The forward curve has not provided much financial incentive for injections, the firm said.
“The low level of contango at Henry has not rewarded discretionary injections, as is the case with Katy and Houston Ship Channel,” Energy Aspects said. “Given the sizeable share of regional storage that is merchant-driven or arbitrage-driven, there is no financial incentive to inject gas into storage.”
In August bidweek trading, prices generally moved lower throughout the Gulf Coast and Texas, tracking closely with Henry Hub. Houston Ship Channel averaged $2.85, down 16 cents m/m, while Tennessee Line 500 gave up 17 cents to $2.75.
West Texas bidweek prices strengthened but still traded well back of Henry as the region manages surging production and takeaway constraints. Waha added 7 cents m/m to $1.83.
In South Texas, Tennessee Zone 0 South dropped 17 cents to $2.66.
Infrastructure additions helped drive an increase in pipeline exports to Mexico in July, according to RBN Energy LLC analyst Sheetal Nasta.
“After idling near the 4.6 Bcf/d level for months, piped gas flows to Mexico raced to a record of more than 5 Bcf/d for the first time earlier in July, and have hung on to that level since,” Nasta said. “This new export volume signifies incremental demand for the U.S. gas market at a time when the domestic storage inventory is already approaching the five-year low.
“At the same time, it would also signify some much-needed relief for Permian Basin producers hoping to avert disastrous takeaway constraints — that is, if the export growth is happening where it’s needed the most, from West Texas.”
While exports from the Desert Southwest and Waha have contributed to the recent record-level flows across the southern border, “the biggest bump this month has come from South Texas, where more capacity was added recently on the U.S. side,” Nasta said.
Exports out of South Texas had leveled off at around 3.5 Bcf/d since December, “until July, when flows rose to nearly 3.7 Bcf/d, with increases on Kinder Morgan’s Border Pipeline as well as on NET Mexico,” Nasta said. “…Capacity on the Mexico side also got a boost from the new 600 MMcf/d Nueva Era Pipeline.”
A wave of new transport projects — designed to serve gas-fired generation demand in Mexico — are expected to enter service over the next few years, Nasta noted, signifying new demand and takeaway for Permian and Eagle Ford Shale supply. “As such, their timing will continue to be the driving factor in the Texas — as well as the U.S. — gas market balance over the next few years.
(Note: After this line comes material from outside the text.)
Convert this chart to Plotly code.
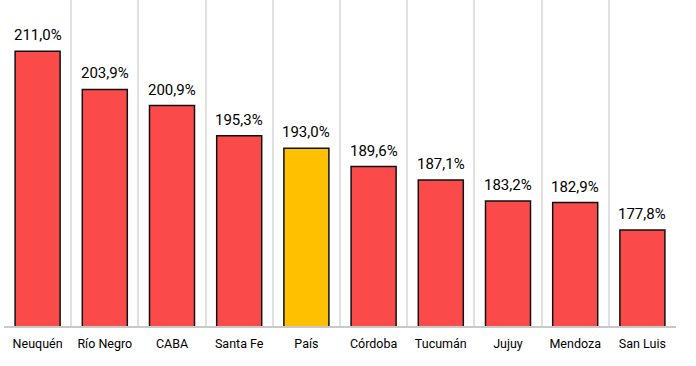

The precipitous increase in recent weeks is a reminder that, given the wild-card effect of the downstream projects, the growth is likely to occur in fits and starts.”
In the West, after a July heat wave sparked some record-high spot prices, the volatile and constrained SoCal Citygate saw a hefty mark-up in August bidweek, adding $5.57 m/m to average $9.50.
Day-ahead prices at SoCal Citygate — still prone to spikes due to ongoing constraints on pipeline imports into Southern California and limited use of the Aliso Canyon storage field — averaged nearly $40 on July 23, when triple digit heat drove up power prices and demand for gas-fired electric generation. Southern California Gas has recently been forced to compete with heat-driven demand further upstream as prices throughout the region were trading at premiums to close out July.
Bidweek traders clearly felt compelled to brace for more of the same in August, as other locations in Southern California and the Desert Southwest surged. SoCal Border Average climbed $1.47 to $4.19, while Kern Delivery averaged $6.17, up $3.31 m/m.
Further upstream, a number of Rockies points gained double digits for August bidweek. Cheyenne Hub added 14 cents to $2.34, while Kern River gained 17 cents to $2.42.